According to the publishers of the book "Feeding India: Livelihoods, Entitlements and Capabilities", published by Taylor and Francis Books India Ltd, food security is one of the key global challenges and lessons from India having a particular significance worldwide.
This is because not only does India account for 25 percent of world's malnourished people, it provides a worrying case how rapid economic growth may not provide an assumed panacea to food security, they said.
Noting that "there has been unprecedented social protection" in India in the past decade, S. Parasuraman, director, Tata Institute of Social Sciences (TISS) said: "Sixty-seven percent of the population is still vulnerable due to acute socio-economic and political inequities."
"There has been an inverse relation between economic growth and nutritional standards among poor Indians," said Parasuraman, one of the authors of the book.

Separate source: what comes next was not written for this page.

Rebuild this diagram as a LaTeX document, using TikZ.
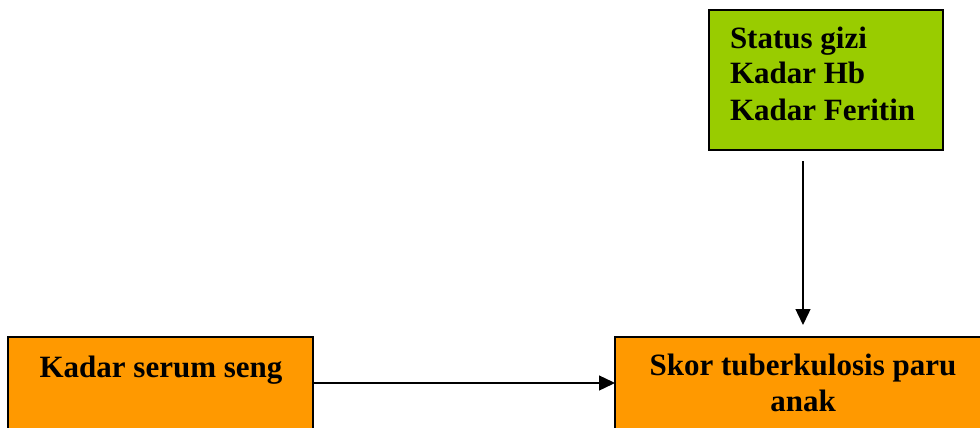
\documentclass[tikz,border=0pt]{standalone}
\usepackage{fontspec}
\setmainfont{Liberation Serif}
\usetikzlibrary{arrows.meta}
\definecolor{boxgreen}{HTML}{99CC00}
\definecolor{boxorange}{HTML}{FF9900}
\tikzset{
  box/.style={draw=black, line width=1.5pt, inner sep=0pt, outer sep=0pt, rectangle},
  lbl/.style={font=\fontsize{31}{36}\selectfont\bfseries, inner sep=0pt, outer sep=0pt},
  arr/.style={line width=1.4pt, -{Triangle[length=16pt,width=15pt]}}
}
\begin{document}
\begin{tikzpicture}[x=1pt,y=-1pt]
\useasboundingbox (0,0) rectangle (980,428);
\clip (0,0) rectangle (980,428);
\fill[white] (0,0) rectangle (980,428);

% factor boxes
\node[box, fill=boxgreen, minimum width=234pt, minimum height=140pt] (gbox) at (826,80) {};
\node[box, fill=boxorange, minimum width=305pt, minimum height=143pt] (lbox) at (160.5,408.5) {};
\node[box, fill=boxorange, minimum width=385pt, minimum height=143pt] (rbox) at (807.5,408.5) {};

% labels (base anchor sits on the last line)
\node[lbl, anchor=base west, align=left] (gtext) at (730,120) {Status gizi\\Kadar Hb\\Kadar Feritin};
\node[lbl, anchor=base] (ltext) at (161,377) {Kadar serum seng};
\node[lbl, anchor=base, align=center] (rtext) at (803,411) {Skor tuberkulosis paru\\anak};

% connectors
\coordinate (vt) at ([xshift=-23pt,yshift=-11pt]gbox.south);
\draw[arr] (vt) -- ([yshift=12pt]vt |- rbox.north);
\draw[arr] ([yshift=-46pt]lbox.north east) -- ([yshift=-46pt]rbox.north west);
\end{tikzpicture}
\end{document}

Bill Pritchard, who teaches human geography at the University of Sydney and is a co-author, said he "supports the food security law but there is a need to look at other aspects of the issue as well".
"The nutrition agenda is important besides gender sensitivity when we talk of any food security. The public distribution system is a complex one and the impact of climate change needs to be studied," he said.
Development economist A.K. Shiva Kumar, a member of the National Advisory Council headed by UPA chaiperson Sonia Gandhi, launched the book.
He said the book explains how India's chronic food security problem is a function of a distinctive interaction of economic, political and environmental processes.
Agreeing there were problems in the delivery system, another author Madhusree Sekher, who works with TISS, pointed that around 40 percent of the food requirement of the poor comes from various social safety schemes.
University of Western Australia professor Anu Rammohan, who has contributed to the book, said: "Women's poor health in India is linked to malnutrition levels in the food-deficient communities."
All the authors agreed that lack of governance rather than right policies and funds, was a limiting factor behind the poor impact of social welfare schemes in India.
"Policies are not a problem. There is an acute governance deficit," said Parasuraman.
The solution, he said, lay in converging all the central welfare schemes to maximise outreach and impact.
The book is an outcome of collaborative research between TISS, the University of Sydney and the University of Western Australia.